Scientists have figured out what makes Indian food so delicious

indian

Indian Food

 Indian food, with its hodgepodge of ingredients and intoxicating aromas, is coveted around the world. The labor-intensive cuisine and its mix of spices is more often than not a revelation for those who sit down to eat it for the first time. Heavy doses of cardamom, cayenne, tamarind and other flavors can overwhelm an unfamiliar palate. Together, they help form the pillars of what tastes so good to so many people.

But behind the appeal of Indian food — what makes it so novel and so delicious — is also a stranger and subtler truth. In a large new analysis of more than 2,000 popular recipes, data scientists have discovered perhaps the key reason why Indian food tastes so unique: It does something radical with flavors, something very different from what people tend to do in the Western culture. And it does it at the molecular level.

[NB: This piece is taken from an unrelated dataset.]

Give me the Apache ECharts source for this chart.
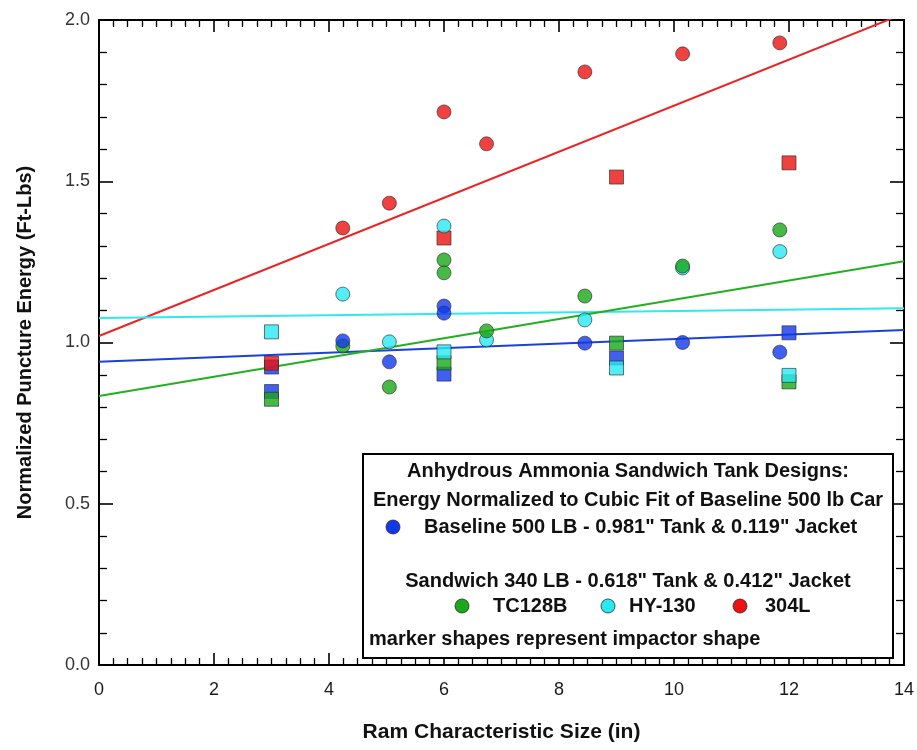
<!DOCTYPE html>
<html><head><meta charset="utf-8">
<script src="https://cdn.jsdelivr.net/npm/echarts@6/dist/echarts.min.js"></script>
<style>html,body{margin:0;padding:0;background:#fff}#c{width:917px;height:750px}</style>
</head><body><div id="c"></div>
<script>
// ---- data ----
const xTicks = [0, 2, 4, 6, 8, 10, 12, 14];
const yTicks = [0.0, 0.5, 1.0, 1.5, 2.0];

const blueCircX = [4.24, 5.05, 6, 6, 8.45, 10.15, 11.84];
const blueCircY = [1.005, 0.94, 1.113, 1.091, 0.998, 1.0, 0.97];
const blueSqX = [3, 3, 6, 9, 12];
const blueSqY = [0.924, 0.848, 0.902, 0.952, 1.03];

const greenCircX = [4.24, 5.05, 6, 6, 6.74, 8.45, 10.15, 11.84];
const greenCircY = [0.989, 0.862, 1.256, 1.216, 1.036, 1.144, 1.237, 1.349];
const greenSqX = [3, 6, 9, 12];
const greenSqY = [0.824, 0.937, 0.998, 0.878];

const cyanCircX = [4.24, 5.05, 6, 6.74, 8.45, 10.15, 11.84];
const cyanCircY = [1.15, 1.002, 1.361, 1.008, 1.07, 1.231, 1.282];
const cyanSqX = [3, 6, 9, 12];
const cyanSqY = [1.033, 0.971, 0.921, 0.898];

const redCircX = [4.24, 5.05, 6, 6.74, 8.45, 10.15, 11.84];
const redCircY = [1.355, 1.432, 1.715, 1.616, 1.839, 1.895, 1.929];
const redSqX = [3, 6, 9, 12];
const redSqY = [0.936, 1.324, 1.513, 1.557];

// linear fit lines (end points at x = 0 and x = 14)
const fitX = [0, 14];
const fitBlue = [0.94, 1.039];
const fitGreen = [0.834, 1.252];
const fitCyan = [1.076, 1.106];
const fitRed = [1.02, 2.02];

// ---- rendering ----
const C = {blue:'#1238ec', green:'#19a819', cyan:'#28e8f2', red:'#ec1212'};
const LC = {blue:'#1b40e0', green:'#22b022', cyan:'#30e8f2', red:'#e82424'};
const zip = (xs, ys) => xs.map((x, i) => [x, ys[i]]);

function scat(name, xs, ys, color, shape) {
  return {
    name, type:'scatter', data: zip(xs, ys), z: 5,
    symbol: shape, symbolSize: 14,
    itemStyle:{color, borderColor:'#2a2a2a', borderWidth:0.8},
    emphasis:{disabled:true}
  };
}
function fit(name, ys, color) {
  return {name, type:'line', data: zip(fitX, ys), symbol:'none', z:2, clip:true,
    lineStyle:{color, width:2}, emphasis:{disabled:true}, silent:true};
}

const FF = 'Liberation Sans, Arial, sans-serif';
function xAx(pos, labels) {
  return {
    type:'value', position:pos, min:xTicks[0], max:xTicks[xTicks.length-1], interval:2,
    axisLine:{show:true, onZero:false, lineStyle:{color:'#000', width:2}},
    axisTick:{show:true, inside:true, length:12, lineStyle:{color:'#000', width:1.6}},
    minorTick:{show:true, splitNumber:8, length:7, lineStyle:{color:'#000', width:1.3}},
    splitLine:{show:false}, minorSplitLine:{show:false},
    axisLabel: labels ? {margin:16, fontFamily:FF, fontSize:18, color:'#1a1a1a'} : {show:false},
    name: labels ? 'Ram Characteristic Size (in)' : '',
    nameLocation:'middle', nameGap:57,
    nameTextStyle:{fontFamily:FF, fontSize:21, fontWeight:'bold', color:'#111'}
  };
}
function yAx(pos, labels) {
  return {
    type:'value', position:pos, min:yTicks[0], max:yTicks[yTicks.length-1], interval:0.5,
    axisLine:{show:true, onZero:false, lineStyle:{color:'#000', width:2}},
    axisTick:{show:true, inside:true, length:14, lineStyle:{color:'#000', width:1.6}},
    minorTick:{show:true, splitNumber:5, length:8, lineStyle:{color:'#000', width:1.3}},
    splitLine:{show:false}, minorSplitLine:{show:false},
    axisLabel: labels ? {margin:9, fontFamily:FF, fontSize:18, color:'#333', formatter:v => v.toFixed(1)} : {show:false},
    name: labels ? 'Normalized Puncture Energy (Ft-Lbs)' : '',
    nameLocation:'middle', nameGap:64,
    nameTextStyle:{fontFamily:FF, fontSize:20, fontWeight:'bold', color:'#111'}
  };
}

const chart = echarts.init(document.getElementById('c'), null, {renderer:'canvas'});
const bx = 363, by = 454, bw = 530, bh = 204, cx = bx + bw/2;
const tf = {fontFamily:FF, fontSize:20, fontWeight:'bold', fill:'#111'};
function txt(x, y, s, align) {
  return {type:'text', x, y, z:20, style:Object.assign({text:s, textAlign:align||'center', textVerticalAlign:'middle'}, tf)};
}
function dot(x, y, color) {
  return {type:'circle', z:20, shape:{cx:x, cy:y, r:7}, style:{fill:color, stroke:'#2a2a2a', lineWidth:0.8}};
}

chart.setOption({
  animation:false,
  backgroundColor:'#fff',
  grid:{left:99, right:13, top:20, bottom:85},
  xAxis:[xAx('bottom', true), xAx('top', false)],
  yAxis:[yAx('left', true), yAx('right', false)],
  series:[
    fit('fitRed', fitRed, LC.red),
    fit('fitCyan', fitCyan, LC.cyan),
    fit('fitBlue', fitBlue, LC.blue),
    fit('fitGreen', fitGreen, LC.green),
    scat('blueSq', blueSqX, blueSqY, C.blue, 'rect'),
    scat('greenSq', greenSqX, greenSqY, C.green, 'rect'),
    scat('cyanSq', cyanSqX, cyanSqY, C.cyan, 'rect'),
    scat('redSq', redSqX, redSqY, C.red, 'rect'),
    scat('redCirc', redCircX, redCircY, C.red, 'circle'),
    scat('cyanCirc', cyanCircX, cyanCircY, C.cyan, 'circle'),
    scat('greenCirc', greenCircX, greenCircY, C.green, 'circle'),
    scat('blueCirc', blueCircX, blueCircY, C.blue, 'circle')
  ],
  graphic:[
    {type:'rect', z:19, shape:{x:bx, y:by, width:bw, height:bh}, style:{fill:'#fff', stroke:'#000', lineWidth:2}},
    txt(cx, 471, 'Anhydrous Ammonia Sandwich Tank Designs:'),
    txt(cx, 500, 'Energy Normalized to Cubic Fit of Baseline 500 lb Car'),
    dot(393, 527, C.blue),
    txt(424, 527, 'Baseline 500 LB - 0.981" Tank & 0.119" Jacket', 'left'),
    txt(cx, 581, 'Sandwich 340 LB - 0.618" Tank & 0.412" Jacket'),
    dot(462, 606, C.green),
    txt(493, 606, 'TC128B', 'left'),
    dot(608, 606, C.cyan),
    txt(629, 606, 'HY-130', 'left'),
    dot(740, 606, C.red),
    txt(765, 606, '304L', 'left'),
    txt(369, 639, 'marker shapes represent impactor shape', 'left')
  ]
});
</script></body></html>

Before we go further, let’s take a step back and consider what flavors are and how they interact. If you were to hold a microscope to most Western dishes, you would find an interesting but not all-too-surprising trend. Popular food pairings in Western world combine ingredients that share like flavors, which food chemists have broken down into their molecular parts — precise chemical compounds that, when combined, give off a distinct taste.

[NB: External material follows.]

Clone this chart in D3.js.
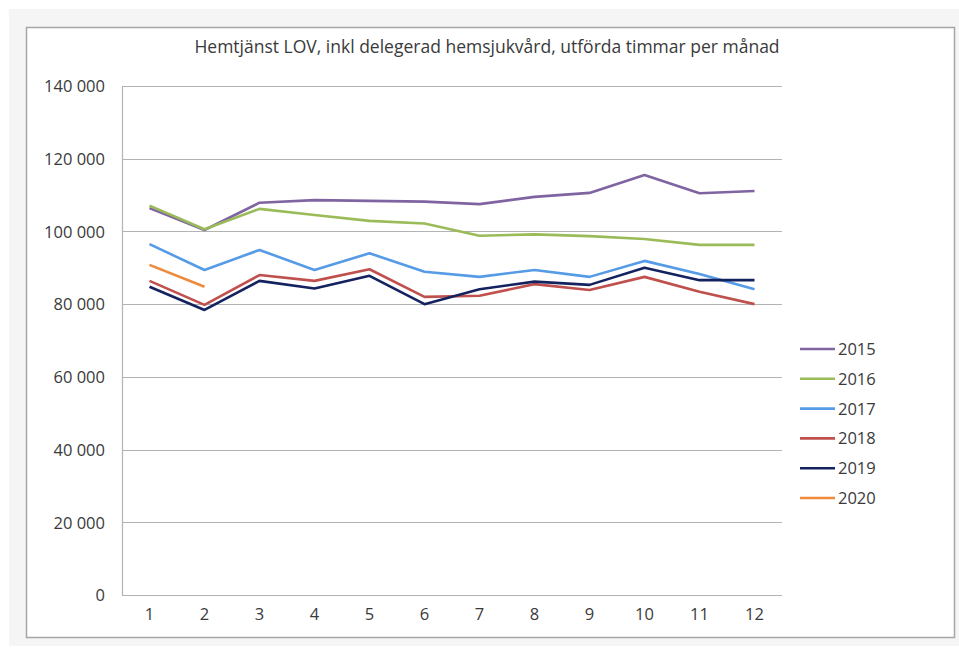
<!DOCTYPE html>
<html>
<head>
<meta charset="utf-8">
<script src="https://cdn.jsdelivr.net/npm/d3@7"></script>
<style>
  body { margin: 0; background: #fff; }
  text { font-family: "Open Sans", "Noto Sans", sans-serif; fill: #3a3a3a; }
</style>
</head>
<body>
<div id="chart"></div>
<script>
// data
const months = [1, 2, 3, 4, 5, 6, 7, 8, 9, 10, 11, 12]
const years = ['2015', '2016', '2017', '2018', '2019', '2020']
const colors = ['#8064a2', '#9bbb59', '#559be6', '#c0504d', '#14235f', '#ed8a3c']
const values2015 = [106400, 100400, 107900, 108600, 108400, 108200, 107500, 109500, 110600, 115500, 110500, 111100]
const values2016 = [107100, 100600, 106200, 104500, 102900, 102200, 98800, 99200, 98700, 97900, 96300, 96300]
const values2017 = [96500, 89400, 94900, 89400, 94000, 88900, 87500, 89400, 87500, 91900, 88300, 84100]
const values2018 = [86400, 79800, 88000, 86400, 89600, 82000, 82300, 85500, 83900, 87500, 83400, 80000]
const values2019 = [84800, 78400, 86400, 84300, 87800, 80000, 84100, 86200, 85300, 90000, 86600, 86600]
const values2020 = [90800, 84800]
const yTicks = [0, 20000, 40000, 60000, 80000, 100000, 120000, 140000]
const title = 'Hemtjänst LOV, inkl delegerad hemsjukvård, utförda timmar per månad'

const series = [values2015, values2016, values2017, values2018, values2019, values2020]

const width = 959
const height = 648

const svg = d3.select('#chart').append('svg')
  .attr('width', width)
  .attr('height', height)

// outer grey frame + white chart box
svg.append('rect').attr('x', 9).attr('y', 9).attr('width', 950).attr('height', 637).attr('fill', '#f5f5f5')
svg.append('rect').attr('x', 26.5).attr('y', 27.5).attr('width', 928).attr('height', 610)
  .attr('fill', '#fff').attr('stroke', '#a6a6a6').attr('stroke-width', 1.5)

svg.append('text')
  .attr('x', 487).attr('y', 53)
  .attr('text-anchor', 'middle')
  .style('font-size', '17.5px')
  .text(title)

const x = d3.scaleBand().domain(months).range([122, 782])
const y = d3.scaleLinear().domain([0, 140000]).range([595, 86])

const fmt = d => d3.format(',')(d).replace(/,/g, ' ')

// gridlines
svg.append('g').selectAll('line')
  .data(yTicks)
  .enter().append('line')
  .attr('x1', 122).attr('x2', 782)
  .attr('y1', d => Math.round(y(d)) + 0.5).attr('y2', d => Math.round(y(d)) + 0.5)
  .attr('stroke', '#b3b3b3').attr('stroke-width', 1.2)

// y axis
const yAxis = svg.append('g')
  .attr('transform', 'translate(122,0.5)')
  .call(d3.axisLeft(y).tickValues(yTicks).tickFormat(fmt).tickSize(0).tickPadding(17))
yAxis.select('.domain').attr('stroke', '#b3b3b3').attr('stroke-width', 1.2)
yAxis.selectAll('text').style('font-size', '16.5px').attr('fill', '#3a3a3a')

// x axis
const xAxis = svg.append('g')
  .attr('transform', 'translate(0,595.5)')
  .call(d3.axisBottom(x).tickSize(0).tickPadding(13))
xAxis.select('.domain').remove()
xAxis.selectAll('text').style('font-size', '16.5px').attr('fill', '#3a3a3a')

const line = d3.line()
  .x((d, i) => x(months[i]) + x.bandwidth() / 2)
  .y(d => y(d))

svg.append('g').selectAll('path')
  .data(series)
  .enter().append('path')
  .attr('d', d => line(d))
  .attr('fill', 'none')
  .attr('stroke', (d, i) => colors[i])
  .attr('stroke-width', 2.6)
  .attr('stroke-linejoin', 'round')

// legend
const legend = svg.append('g').selectAll('g')
  .data(years)
  .enter().append('g')
  .attr('transform', (d, i) => `translate(800,${349 + i * 29.8})`)

legend.append('line')
  .attr('x1', 0).attr('x2', 35)
  .attr('stroke', (d, i) => colors[i])
  .attr('stroke-width', 2.6)

legend.append('text')
  .attr('x', 38).attr('y', 6)
  .style('font-size', '16.5px')
  .text(d => d)
</script>
</body>
</html>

Most of the compounds have scientific names, though one of the simpler compounds is acetal, which, as the food chemist George Burdock has written, is “refreshing, pleasant, and [has a] fruity-green odor,” and can be found in whiskey, apple juice, orange juice and raw beets. On average, there are just over 50 flavor compounds in each food ingredient.

A nifty chart shared by Scientific American in 2013 shows which foods share the most flavor compounds with others and which food pairings have the most flavor compounds in common. Peanut butter and roasted peanuts have one of the most significant overlaps (no surprise there). But there are connections that are more difficult to predict: strawberries, for instance, have more in common with white wine than they do with apples, oranges or honey.

Chefs in the West like to make dishes with ingredients that have overlapping flavors. But not all cuisines adhere to the same rule. Many Asian cuisines have been shown to belie the trend by favoring dishes with ingredients that don’t overlap in flavor. And Indian food, in particular, is one of the most powerful counterexamples.

The cuisine is complicated, the average Indian dish, contains at least 7 ingredients, and the total number of ingredients observed by the researchers amounted to almost 200 out of the roughly 381 observed around the world. But all those ingredients — and the spices especially — are all uniquely important because in any single dish, each one brings a unique flavor.

Combining ingredients with like flavors is a useful (and often delicious) strategy, but it might be a somewhat misleading rule of thumb. Indian cuisine, after all, is cherished globally, and yet hinges on a decidedly different ingredient pairing logic.